Kerentanan Anak Muda
Masa transisi krisis identitas kalangan pemuda berkemungkinan untuk mengalami apa yang disebut Quintan Wiktorowicz (2005) sebagai cognitive opening (pembukaan kognitif), sebuah proses mikro-sosiologis yang mendekatkan mereka pada penerimaan terhadap gagasan baru yang lebih radikal. Alasan-alasan seperti itulah yang menyebabkan mereka sangat rentan terhadap pengaruh dan ajakan kelompok kekerasan dan terorisme. Sementara itu, kelompok teroris menyadari problem psikologis generasi muda. Kelompok teroris memang mengincar mereka yang selalu merasa tidak puas, mudah marah dan frustasi baik terhadap kondisi sosial maupun pemerintahan.
Mereka juga telah menyediakan apa yang mereka butuhkan terkait ajaran pembenaran, solusi dan strategi meraih perubahan, dan rasa kepemilikan. Kelompok teroris juga menyediakan lingkungan, fasilitas dan perlengkapan bagi remaja yang menginginkan kegagahan dan melancarkan agenda kekerasannya.
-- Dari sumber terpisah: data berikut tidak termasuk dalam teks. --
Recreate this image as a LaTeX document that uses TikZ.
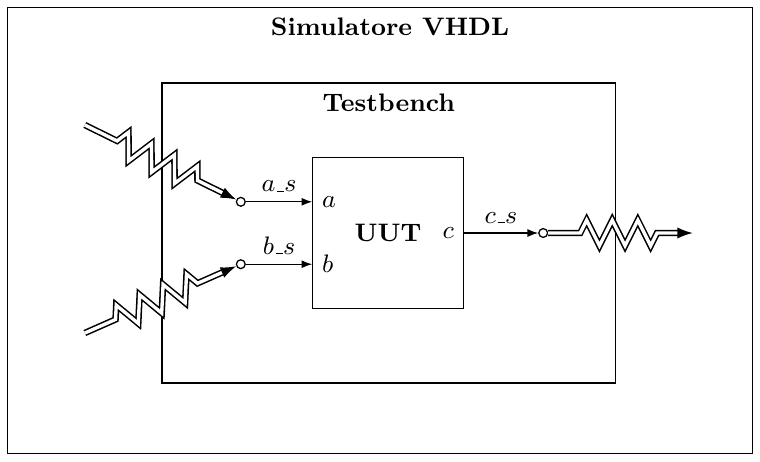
\documentclass[tikz,border=0pt]{standalone}
\usetikzlibrary{arrows.meta, decorations.pathmorphing}
\newcommand{\trattino}{\mbox{\kern.06em\vbox{\hrule width.3em}}}

\begin{document}
\begin{tikzpicture}[
    font=\small,
    cornice/.style={draw, line width=0.4pt, inner sep=0pt},
    porta/.style={circle, draw, fill=white, line width=0.45pt, inner sep=0pt, minimum size=0.11cm},
    filo/.style={line width=0.4pt, -{Latex[length=3.8pt, width=2.8pt]}},
    molla/.style={double, line width=0.55pt, double distance=1.2pt,
      -{Latex[length=5.5pt, width=4pt]},
      decorate, decoration={zigzag, segment length=0.32cm, amplitude=0.16cm,
        pre length=#1, post length=0.4cm}},
    molla/.default=0.45cm
  ]
      \useasboundingbox (0, 0) rectangle (9.5, 5.7625);
      % contenitori
      \node[cornice, minimum width=9.32cm, minimum height=5.58cm] (sim) at (4.75, 2.88) {};
      \node[font=\small\bfseries] (titolo) at (4.875, 5.425) {Simulatore VHDL};
      \node[cornice, minimum width=5.665cm, minimum height=3.75cm] (tb) at (4.8575, 2.85) {};
      \node[font=\small\bfseries] (tbtitolo) at (4.86, 4.475) {Testbench};
      \node[cornice, minimum width=1.88cm, minimum height=1.88cm, font=\small\bfseries] (uut) at (4.85, 2.85) {UUT};
      % porte
      \node[porta] (pa) at (3.01, 3.24) {};
      \node[porta] (pb) at (3.01, 2.46) {};
      \node[porta] (pc) at (6.79, 2.85) {};
      \node[right] (la) at (uut.west |- pa) {$a$};
      \node[right] (lb) at (uut.west |- pb) {$b$};
      \node[left] (lc) at (uut.east |- pc) {$c$};
      \coordinate (sa) at (1.06, 4.2);
      \coordinate (sb) at (1.06, 1.6);
      \coordinate (ec) at (8.66, 2.85);
      % segnali
      \draw[filo] (pa) -- node[above] {$a\trattino s$} (la.west);
      \draw[filo] (pb) -- node[above] {$b\trattino s$} (lb.west);
      \draw[filo] (lc.east) -- node[above] {$c\trattino s$} (pc);
      \draw[molla] (sa) -- (pa);
      \draw[molla=0.42cm] (sb) -- (pb);
      \draw[molla=0.4cm] (pc) -- (ec);
    \end{tikzpicture}
\end{document}
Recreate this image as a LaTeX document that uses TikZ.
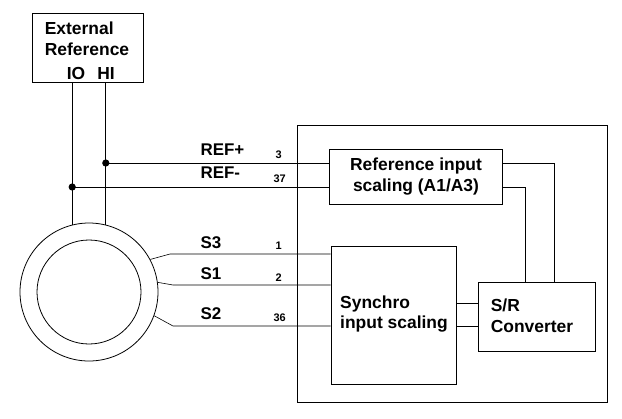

Sangat memperihatinkan ketika melihat berbagai fakta yang mempertontonkan kedekatan pemuda dengan budaya kekerasan. Beberapa contoh yang bisa disebutkan adalah meninggal di Irak saat bergabung dengan ISIS. Wildan merupakan santri di Pondok Al Islam di Tenggulun, Lamongan, yang dikelola oleh keluarga Amrozi terpidana bom Bali 2002. Dalam usianya yang masih belia pemuda asal Lamongan ini memilih mengkahiri hidupnya di tanah penuh konflik. Tidak hanya dari kalangan laki-laki, Asyahnaz Yasmin (25 tahun), termasuk satu dari 16 warga negara Indonesia yang ditangkap pemerintah Turki. Gadis asal Bandung ini setelah dipulangkan ke Indonesia, ia ditolak keluarganya dan bupati setempat. Kemensos RI pun menampungnya kembali di rumah perlindungan dan trauma centre. Dan tentu saja masih banyak cerita lainnya. Fakta-fakta tersebut memperlihatkan bagaimana kerentanan kalangan generasi muda dari keterpengaruhan ajaran sekaligus ajakan yang disebarkan oleh kelompok radika baik secara langsung maupun melalui media online yang menjadi sangat populer akhir-akhir ini. Karena itulah, upaya membentengi generasi muda dari keterpengaruhan ajaran dan ajakan kekerasan menjadi tugas bersama.